Carolan recalls the first time he met Goodwill: “It seemed like there was a lot going on.” He has only been at the Medicine Tree since November, but already has a deep appreciation of Goodwill. After Carolan’s grandfather had a pair of seizures, she recommended lecithin, saying it is a precursor for the neurotransmitter acetylcholine.
“One of the shortcomings of science, with the great focus, the great refinement in specialization over the last forty or fifty years,” Carolan said, “is a narrowing of vision.
“It’s like the microscope approach versus the picture window. One looks minutely at details, the other looks at what is happening in a wider scope. I think both approaches are necessary.”
It’s the breadth of her experience, Carolan said, that’s sets Goodwill apart from other practitioners, both traditional and holistic. Carolan was talking about the number of holistic disciplines Goodwill knows - he said it is unusual to find a practitioner of more than one or two - but it is equally true of her scientific background.

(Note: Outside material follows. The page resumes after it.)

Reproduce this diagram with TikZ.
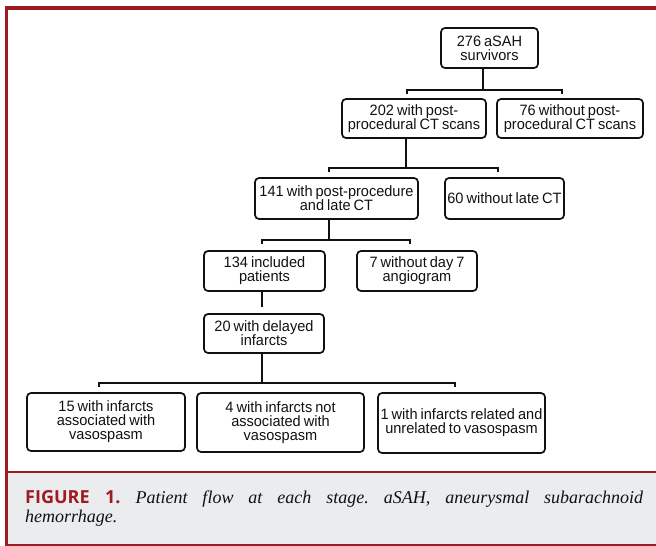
\documentclass[tikz,border=0pt]{standalone}
\usepackage[dvipsnames]{xcolor}
\usepackage{fontspec}
\setmainfont{Liberation Serif}
\newfontfamily\boxfont[FakeStretch=0.97, WordSpace=0.75]{Liberation Sans}
\newfontfamily\labelfont{Open Sans}
\usepackage{tikz}
\usetikzlibrary{positioning}
\definecolor{figred}{HTML}{9E1B22}
\definecolor{capgrey}{HTML}{EBECEE}
\definecolor{inkgrey}{HTML}{111111}

\begin{document}
\frenchspacing
\begin{tikzpicture}
             %% setup
             [
                 x=1pt, y=-1pt,
                 flowbox/.style={rectangle, rounded corners=4pt, draw=inkgrey, line width=1.7pt, text=inkgrey, align=center, inner sep=0pt, font=\boxfont\fontsize{15}{14}\selectfont},
                 joinline/.style={draw=inkgrey, line width=1.4pt},
                 trunkline/.style={draw=inkgrey, line width=2.2pt},
                 captext/.style={inner sep=0pt, anchor=base west, text=inkgrey, font=\fontsize{18}{20}\selectfont},
             ]
                 \useasboundingbox (0,0) rectangle (656,546);

                 %% Frame
                 \fill[capgrey] (8,473) rectangle (656,545);
                 \draw[figred, line width=3.5pt] (656,8) -- (6.5,8) -- (6.5,546);
                 \draw[figred, line width=2pt] (6.5,472) -- (656,472);
                 \draw[figred, line width=2pt] (6.5,545) -- (656,545);

                 %% Nodes
                 \node [flowbox, minimum width=97pt, minimum height=40pt] (survivors) at (489.5,48) {276 aSAH\\survivors};
                 \node [flowbox, minimum width=144pt, minimum height=39pt] (withCT) at (414,118.5) {202 with post-\\procedural CT scans};
                 \node [flowbox, minimum width=146pt, minimum height=39pt] (withoutCT) at (570,118.5) {76 without post-\\procedural CT scans};
                 \node [flowbox, minimum width=163pt, minimum height=41pt] (lateCT) at (336.5,198.5) {141 with post-procedure\\and late CT};
                 \node [flowbox, minimum width=119pt, minimum height=41pt] (noLateCT) at (504.5,198.5) {60 without late CT};
                 \node [flowbox, minimum width=121pt, minimum height=40pt] (included) at (264.5,271) {134 included\\patients};
                 \node [flowbox, minimum width=120pt, minimum height=40pt] (noAngio) at (417,271) {7 without day 7\\angiogram};
                 \node [flowbox, minimum width=120pt, minimum height=39pt] (delayed) at (264,333.5) {20 with delayed\\infarcts};
                 \node [flowbox, minimum width=158pt, minimum height=58pt] (spasm) at (106,422) {15 with infarcts\\associated with\\vasospasm};
                 \node [flowbox, minimum width=167pt, minimum height=59pt] (noSpasm) at (280.5,422.5) {4 with infarcts not\\associated with\\vasospasm};
                 \node [flowbox, minimum width=167pt, minimum height=60pt] (mixed) at (461.5,423) {1 with infarcts related and\\unrelated to vasospasm};

                 %% Split points
                 \coordinate (splitA) at (483,90);
                 \coordinate (splitAl) at (407,94);
                 \coordinate (splitAr) at (562,94);
                 \coordinate (splitB) at (406,168);
                 \coordinate (splitBl) at (329,172);
                 \coordinate (splitBr) at (498,172);
                 \coordinate (splitC) at (329,240);
                 \coordinate (splitCl) at (262,244);
                 \coordinate (splitCr) at (410,244);
                 \coordinate (stubD) at (262,307);
                 \coordinate (splitE) at (262,383);
                 \coordinate (splitEl) at (99,387);
                 \coordinate (splitEr) at (455,387);

                 %% Lines
                 \draw[joinline] (survivors.south -| splitA) -- (splitA);
                 \draw[joinline] (splitAl) -- (splitAl |- splitA) -- (splitAr |- splitA) -- (splitAr);
                 \draw[trunkline] (withCT.south -| splitB) -- (splitB);
                 \draw[joinline] (splitBl) -- (splitBl |- splitB) -- (splitBr |- splitB) -- (splitBr);
                 \draw[trunkline] (lateCT.south -| splitC) -- (splitC);
                 \draw[joinline] (splitCl) -- (splitCl |- splitC) -- (splitCr |- splitC) -- (splitCr);
                 \draw[joinline] (included.south -| stubD) -- (stubD);
                 \draw[trunkline] (delayed.south -| splitE) -- (splitE);
                 \draw[joinline] (splitEl) -- (splitEl |- splitE) -- (splitEr |- splitE) -- (splitEr);

                 %% Caption
                 \node [captext] (captionTop) at (25,503) {\makebox[618pt][s]{{\labelfont\bfseries\fontsize{18}{20}\selectfont\color{figred}FIGURE 1.} \itshape Patient flow at each stage. aSAH, aneurysmal subarachnoid}};
                 \node [captext] (captionBottom) at (25,522) {\itshape hemorrhage.};

        \end{tikzpicture}
\end{document}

Goodwill values her background for what it allows her to do for her patients-- one of her services is patient advocacy, accompanying them to doctors appointments to act as a scientific interpreter and to push the doctors to provide better care.
On the other hand, she is skeptical of an approach to health that focuses more on the disease than the patient. “I have clients who have had a heart attack already and we have to prevent a second. They’re on all kinds of medicines. We don’t know how that all interacts. Most of the time, they’re just trying to find something to knock them out.”
Goodwill said that this approach to health isn’t sustainable, that just as she has, medicine needs to find balance.